Live PD: This is groundbreaking in the reality world: it’s basically Cops but A&E presents the action in real-time. It’s a hard thing for a network to pull off—risky, too. Others have tried to replicate it, but no one can touch the success of Live PD.
Top Chef: In the reality cooking competition genre, this one is tops. The hosts, judges, and level of production keep viewers really engaged. New York was my favorite season; it was cool seeing them compete in a city known for great food.

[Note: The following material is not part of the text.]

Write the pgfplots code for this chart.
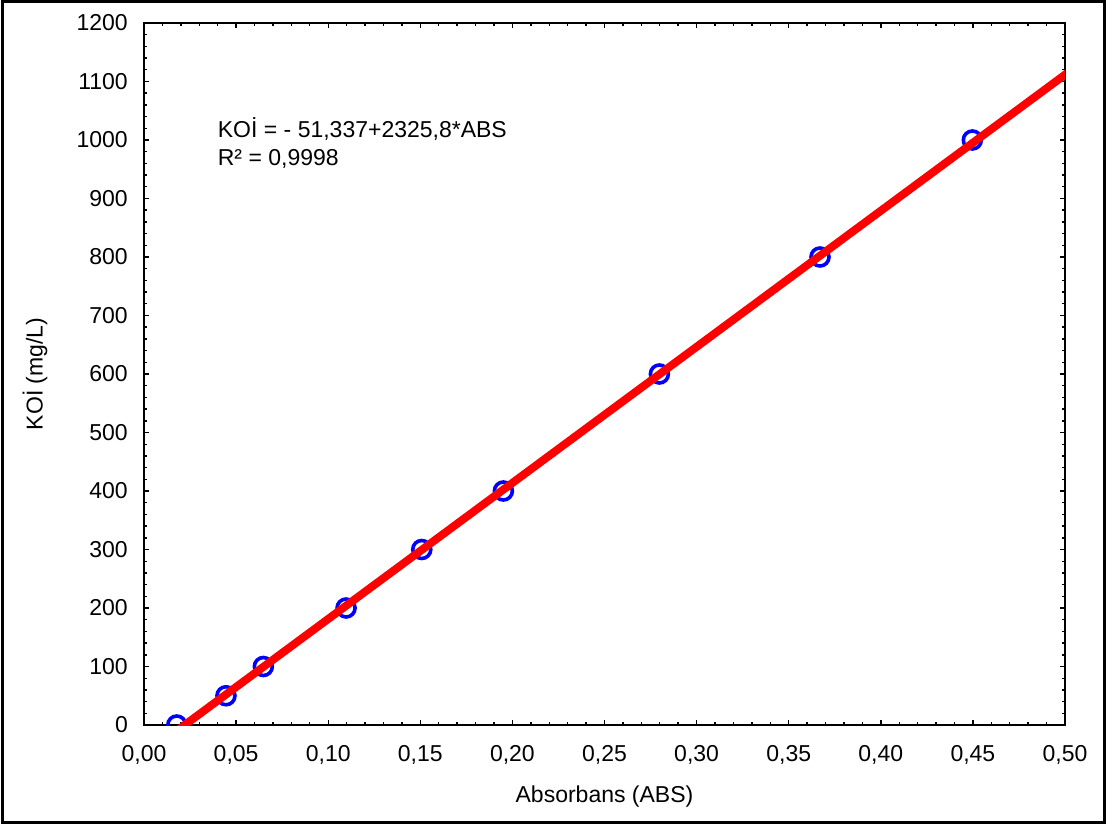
\documentclass[border=0pt]{standalone}
\usepackage{fontspec}
\setmainfont{Liberation Sans}
\usepackage{pgfplots}
\pgfplotsset{compat=1.18}
\definecolor{ptblue}{RGB}{0,0,255}
\definecolor{ptred}{RGB}{255,0,0}
\newcommand{\chartfont}{\fontsize{23}{28}\selectfont}
\begin{document}
\begin{tikzpicture}
\begin{axis}[
  scale only axis,
  width=921pt, height=702pt,
  at={(0pt,0pt)}, anchor=south west,
  xmin=0, xmax=0.5, ymin=0, ymax=1200,
  xtick distance=0.05, ytick distance=100,
  minor x tick num=4, minor y tick num=4,
  tick align=inside,
  major tick length=5pt, minor tick length=3pt,
  every tick/.style={black, line width=1.4pt},
  axis line style={black, line width=2.2pt},
  scaled ticks=false,
  /pgf/number format/assume math mode=true,
  tick label style={font=\chartfont},
  xticklabel style={anchor=north, inner sep=0pt, yshift=-20pt,
    /pgf/number format/.cd, fixed, fixed zerofill, precision=2, use comma},
  yticklabel style={anchor=east, inner sep=0pt, xshift=-16pt,
    /pgf/number format/.cd, 1000 sep={}},
  xlabel={Absorbans (ABS)},
  ylabel={KOİ (mg/L)},
  xlabel style={font=\chartfont, at={(axis description cs:0.5,-0.1026)}, anchor=center},
  ylabel style={font=\chartfont, at={(axis description cs:-0.1183,0.5)}, anchor=center, rotate=0},
  clip=true,
  clip marker paths=true,
]
\addplot[only marks, mark=o, mark size=9pt, ptblue, line width=3.6pt]
  coordinates {
  (0.0178,0) (0.0445,50) (0.0648,100) (0.1097,200) (0.1508,300)
  (0.1951,400) (0.2798,600) (0.3670,800) (0.4497,1000)
  };
\addplot[ptred, line width=8pt, no marks]
  coordinates {(0.0150,-16.45) (0.5050,1123.20)};
\node[anchor=base west, inner sep=0pt, font=\chartfont] at (axis cs:0.0400,1005) {KOİ = - 51,337+2325,8*ABS};
\node[anchor=base west, inner sep=0pt, font=\chartfont] at (axis cs:0.0400,957) {R² = 0,9998};
\end{axis}
\draw[black, line width=3pt] (-141pt,-97.5pt) rectangle (960.5pt,723.5pt);
\pgfresetboundingbox
\path[use as bounding box] (-144pt,-100pt) rectangle (969pt,725pt);
\end{tikzpicture}
\end{document}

Jersey Shore: MTV did an amazing job casting this show—from Snooki to the Situation, it was lightning in a bottle. I was obsessed with Jersey Shore in high school; it was the first show that made me think, ‘reality TV is fun, and I wouldn’t mind working in it.’
The Bachelor and The Bachelorette: ABC is the only network that’s been able to crack the dating competition nut. This franchise is women’s answer to sports, with viewers creating brackets to see who’ll get the rose in the end. When a show [spawns] its own “fantasy league,” it’s a pop culture phenomenon.
American Idol: American Idol is the music competition that started it all, opening the doors for The Masked Singer and Dancing with the Stars. Every day I walk past the Kelly Clarkson Show studio [on the Universal lot] and think, ‘good for her.’
90 Day Fiancé: This is one of our biggest competitors. What TLC has done is genius—they’ve created all these spinoffs, which keep viewers hooked all year long. Now fans are never without this crazy, outrageous show.
Keeping Up with The Kardashians: This was one of the first reality shows to break the “fourth wall.” The Kardashians got so famous that there came a point at which you couldn’t ignore the fact that they were on TV. That allowed other networks, Bravo in particular, to do the same thing.